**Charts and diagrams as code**
******

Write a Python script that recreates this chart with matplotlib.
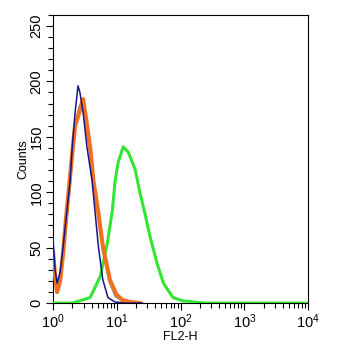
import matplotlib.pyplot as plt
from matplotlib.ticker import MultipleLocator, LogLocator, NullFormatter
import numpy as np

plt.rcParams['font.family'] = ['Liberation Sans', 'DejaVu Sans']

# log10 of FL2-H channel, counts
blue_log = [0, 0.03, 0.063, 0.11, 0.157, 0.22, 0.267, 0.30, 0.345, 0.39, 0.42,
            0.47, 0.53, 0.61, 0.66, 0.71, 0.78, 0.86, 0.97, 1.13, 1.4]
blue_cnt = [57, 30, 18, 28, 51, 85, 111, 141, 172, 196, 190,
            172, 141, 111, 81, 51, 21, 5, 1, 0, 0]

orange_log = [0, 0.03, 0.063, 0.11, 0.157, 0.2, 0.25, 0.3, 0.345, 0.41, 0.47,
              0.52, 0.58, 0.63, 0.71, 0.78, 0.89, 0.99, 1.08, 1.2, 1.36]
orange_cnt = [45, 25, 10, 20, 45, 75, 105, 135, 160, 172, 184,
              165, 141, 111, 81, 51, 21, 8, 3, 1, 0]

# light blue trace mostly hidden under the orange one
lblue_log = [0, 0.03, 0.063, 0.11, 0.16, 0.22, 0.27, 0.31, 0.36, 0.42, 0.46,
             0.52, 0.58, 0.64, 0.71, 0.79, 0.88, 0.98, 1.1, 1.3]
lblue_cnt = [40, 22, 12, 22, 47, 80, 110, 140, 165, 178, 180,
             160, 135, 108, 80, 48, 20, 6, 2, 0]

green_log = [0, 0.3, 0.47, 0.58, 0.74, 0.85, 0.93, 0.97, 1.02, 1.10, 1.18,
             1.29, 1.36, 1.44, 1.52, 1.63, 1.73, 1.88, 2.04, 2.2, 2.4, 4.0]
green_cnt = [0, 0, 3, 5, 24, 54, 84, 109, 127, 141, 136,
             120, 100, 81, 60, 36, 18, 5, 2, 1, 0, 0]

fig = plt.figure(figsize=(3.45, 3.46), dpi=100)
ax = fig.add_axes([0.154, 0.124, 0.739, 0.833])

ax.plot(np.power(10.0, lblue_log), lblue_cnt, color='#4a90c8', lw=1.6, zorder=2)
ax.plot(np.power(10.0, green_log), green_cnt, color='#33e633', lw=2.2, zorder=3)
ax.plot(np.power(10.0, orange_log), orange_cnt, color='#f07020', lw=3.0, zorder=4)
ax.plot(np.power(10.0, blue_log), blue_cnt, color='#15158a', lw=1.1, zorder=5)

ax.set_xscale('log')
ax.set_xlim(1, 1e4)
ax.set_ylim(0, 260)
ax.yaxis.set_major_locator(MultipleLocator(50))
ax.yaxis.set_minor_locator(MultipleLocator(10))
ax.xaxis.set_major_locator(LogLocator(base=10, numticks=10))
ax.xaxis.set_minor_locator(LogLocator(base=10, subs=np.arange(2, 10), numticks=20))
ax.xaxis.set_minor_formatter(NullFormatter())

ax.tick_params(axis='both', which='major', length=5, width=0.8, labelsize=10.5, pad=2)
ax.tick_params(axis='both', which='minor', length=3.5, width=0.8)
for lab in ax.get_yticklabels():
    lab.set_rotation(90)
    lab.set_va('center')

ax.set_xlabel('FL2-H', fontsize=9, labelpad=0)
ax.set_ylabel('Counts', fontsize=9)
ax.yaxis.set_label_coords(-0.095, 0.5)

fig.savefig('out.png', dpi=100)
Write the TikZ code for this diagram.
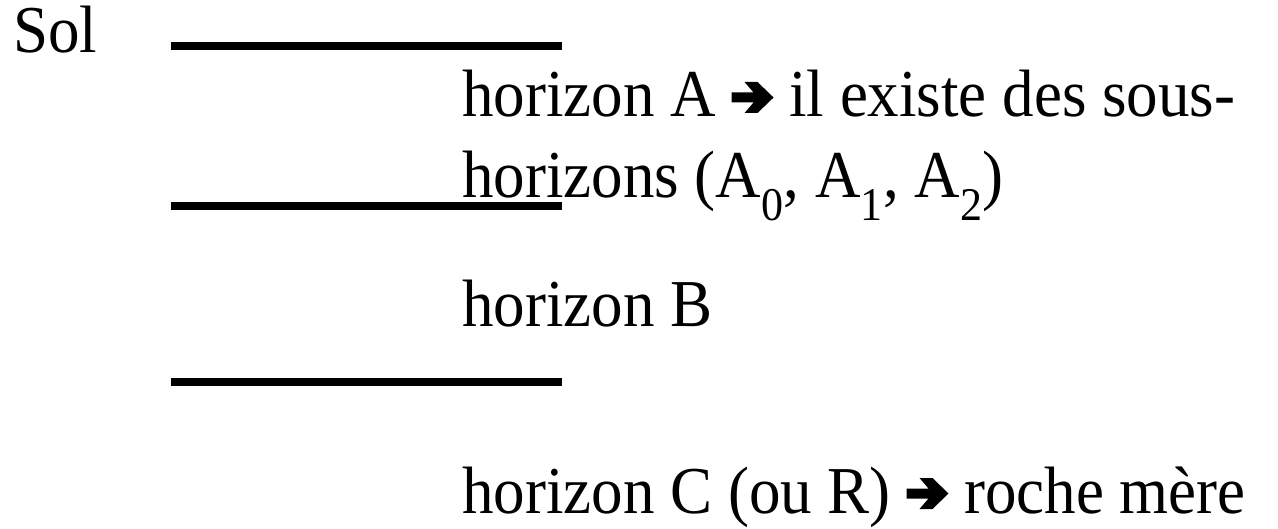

******

**Exercise instructions**
Only the lines from the start of the records to the one containing "172, 141, 111, 81, 51, 21, 5, 1, 0, 0]" should be repeated, exactly and with both ends kept; drop any pictures.

**Result**
Write a Python script that recreates this chart with matplotlib.
import matplotlib.pyplot as plt
from matplotlib.ticker import MultipleLocator, LogLocator, NullFormatter
import numpy as np

plt.rcParams['font.family'] = ['Liberation Sans', 'DejaVu Sans']

# log10 of FL2-H channel, counts
blue_log = [0, 0.03, 0.063, 0.11, 0.157, 0.22, 0.267, 0.30, 0.345, 0.39, 0.42,
            0.47, 0.53, 0.61, 0.66, 0.71, 0.78, 0.86, 0.97, 1.13, 1.4]
blue_cnt = [57, 30, 18, 28, 51, 85, 111, 141, 172, 196, 190,
            172, 141, 111, 81, 51, 21, 5, 1, 0, 0]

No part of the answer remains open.